Avni Qahili (Skopje, 12 September 1967) is a Macedonian-Albanian TV presenter, songwriter and musician.

Life
Qahili finished studies in Prishtina in 1991 and studies in Skopje in 1993. Got hired in Macedonian National Television in 1992, where he still works up to this date. Have been cooperating with Kosovo's magazine "Zëri", magazine in Macedonia "Bis", magazine in Albania "Paloma" and with DW (Deutsche Welle) in the "Periskop" project. He is the author of approximately 5000 song lyrics, and has been working with almost all new and famous Albanian singers.

In many various festivals his songs have gotten to the first place and also have been rewarded with the best lyric writer (author) on the same festivals. Worth highlighting is the prize for Best Lyrics in 2004 in the "Ohridski Trubaduri" International festival of Ohrid.

Has realized thousands of TV programs and shows which have been the most viewed in republican level and region, with which many times have been awarded as the "Journalist of the year" from Macedonian National Television.

He is the head of the board of "Netët e klipit shqiptar", "Miss Shqipëria" and "Miss Globe International".
Also a member of the Macedonian Team for choosing the song for Eurovision song contest.

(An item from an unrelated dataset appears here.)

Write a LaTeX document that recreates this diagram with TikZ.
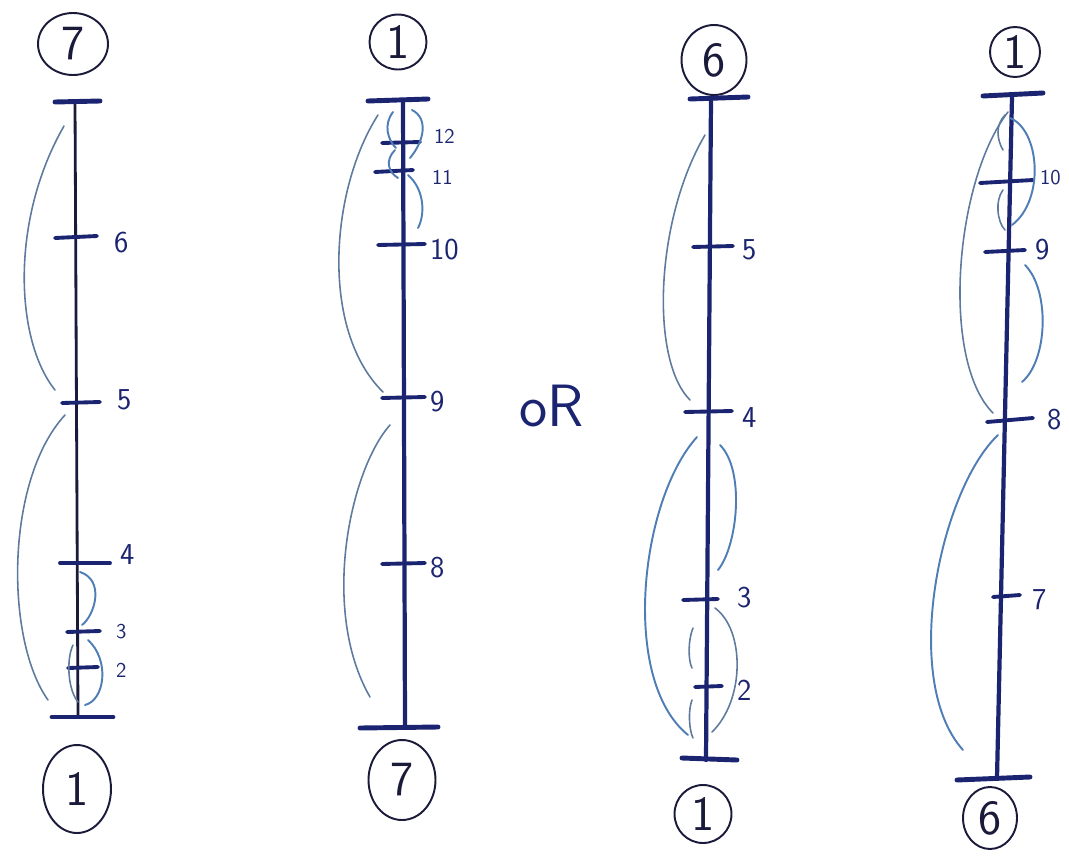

In addition, the chief of the Albanian delegation on Turk Vision festival, and many other well known festivals.

One of the most wanted presenters in Macedonia, Kosovo, Albania and diaspora where he presents various musical spectacles and also various literature and cultural promotions.

He lives and works in Skopje – his birthplace, even though during the year he travels the world more than he is home.